Fresno Assemblyman proposing bill focused on catalytic converter theft – KFSN-TV

March 9, 2022 by No Comments

FRESNO, Calif. (KFSN) — A new bill making its way through Sacramento hopes to combat a crime that’s been exploding across the Valley and the entire state.

Lights and sirens went off in Madera Monday night as police pursued two suspects they say were caught in the act of stealing a catalytic converter. Inside they found the pricey vehicle part, the tools they suspect were used to steal it and narcotics.

“The thieves have really a conveyer belt of crime going on here,” said Assemblyman Jim Patterson.

He says the theft of catalytic converters shot up 900% in Fresno County from 2020 to 2021, which is why he introduced AB 1653. If passed into law, local law enforcement agencies could tap into CHP resources to combat the crime.

“Trying to identify the places where they are getting paid for it,” said Patterson. “And stop the transaction so that it’s no longer profitable.”

Patterson says the hope is to infiltrate the underground market through undercover operations. The Clovis Police Department says it welcomes new strategies to target criminals who go after catalytic converters.

Clovis saw theft of the car parts rise 400% from 2020 to 2021.

“It only takes less than a few minutes to cause a couple of thousand dollars worth of damage,” said Clovis Police spokesperson Ty Wood.

Officials say thieves make about $300 on each part, but they leave victims with a $2000 bill to replace and repair, sometimes even stealing them in broad daylight.

“Right around lunchtime, we had someone call in and they interrupted a catalytic converter theft in progress,” he said. “So it’s happening at all hours.”

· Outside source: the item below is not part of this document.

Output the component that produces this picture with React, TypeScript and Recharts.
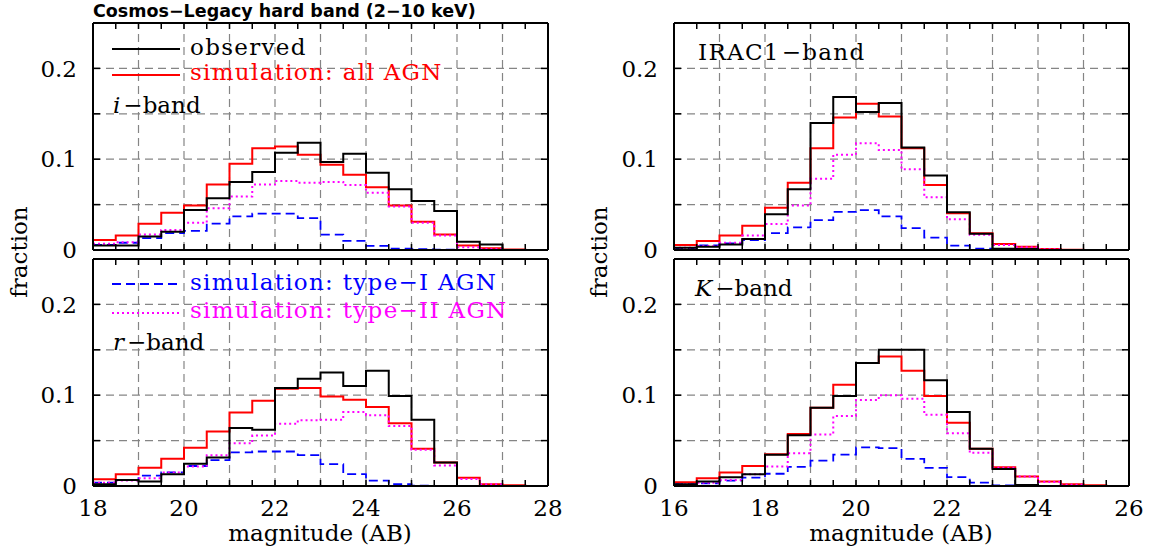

Debbie Hunsaker, owner of Alert-O-Lite in southeast Fresno says 13 of the vehicles at her business have been hit on three separate occasions, most recently Sunday night.

After insurance, she’s paid about $12,000 to replace the parts. It’s taken months to get some of her trucks fixed because of a global shortage of auto parts.

“And then to add to it my insurance is going up because of all this stuff,” she said.

Hunsaker was pleased to hear that AB1653 could help capture criminals.

“It’s a great start. I don’t think that it’s the complete answer but it’s definitely better than nothing,” she said.

The bill cleared an Assembly committee unanimously Tuesday. Now it will make its way through various other Assembly committees before being brought to the floor for a vote.